Roosevelt's decision to run for a third term was embraced by many in the Democratic rank-and-file, who saw his political fortitude as an asset more valuable than the two term tradition. However, some Democratic leaders were upset with Roosevelt's decision, in part because he consulted few people about it and also because there were several Democratic leaders that were presidential hopefuls. John Nance Garner, the vice president and a 1932 presidential hopeful, became estranged from the president over his two terms due to the president's liberal use of the executive powers and abstained from running as the vice president in 1940. Instead, Roosevelt chose Henry Wallace, his secretary of agriculture, to run in the second spot. As well, Postmaster General James Farley, a key member of the Democratic leadership structure, resigned in protest of Roosevelt's decision to run for a third term. Despite the tumult, Roosevelt won easy renomination to the Democratic ticket.

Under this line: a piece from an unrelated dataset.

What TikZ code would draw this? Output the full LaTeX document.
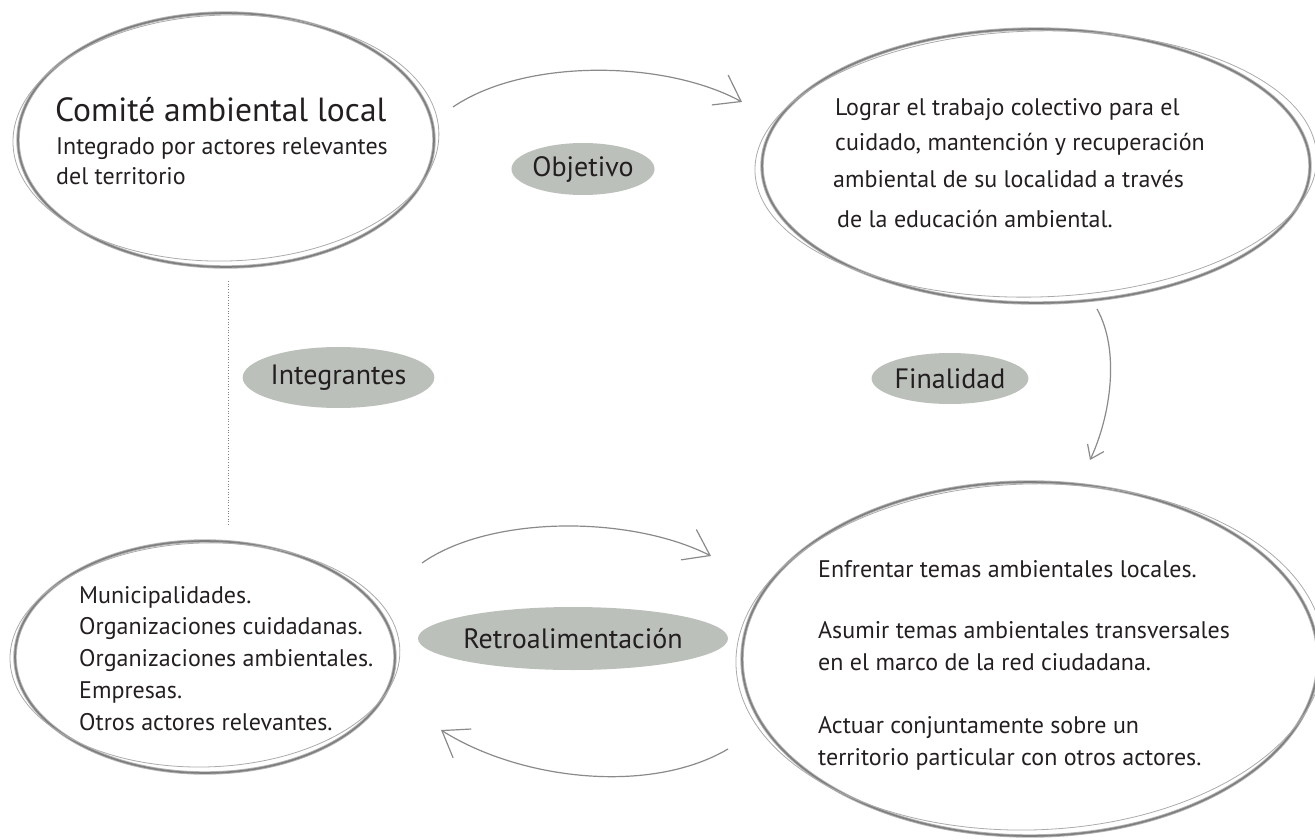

The Republican Party, which had been stymied by Roosevelt throughout the 1930s by his popularity and the success of some of his programs, had difficulty approaching the 1940 presidential election. The two major candidates were New York attorney Thomas Dewey, a moderate Republican who supported the New Deal in general, and Ohio Senator Robert Taft, representing the more conservative wing of the Republican Party. To split the difference, the Republicans settled on corporate lawyer and former Democrat Wendell Willkie. Willkie defected from the Democratic Party in 1938 in protest of the monopolization of utility services by the Tennessee Valley Authority (Willkie was also the head of a major utility provider). Willkie's combination of dismay at the more draconian aspects of New Deal ideology and his somewhat liberal politics (internationalist, supported some specific New Deal programs) made him, in the eyes of Republicans, a dynamic candidate to face off against Roosevelt.
The campaign consisted of Willkie attacking the Roosevelt administration for planning to lead the nation into war by making secret deals from the White House with European allies while Roosevelt met supporters at the White House and toured defense plants. Roosevelt's insistence that he would not lead the nation into war unless provoked and his slogan "better a third termer than a third rater" fended off Willkie's assault on Roosevelt's grab for power in a third term. While Willkie did better than Alf Landon in 1936, he still only carried ten states and Roosevelt's third term was ushered in with a strong mandate.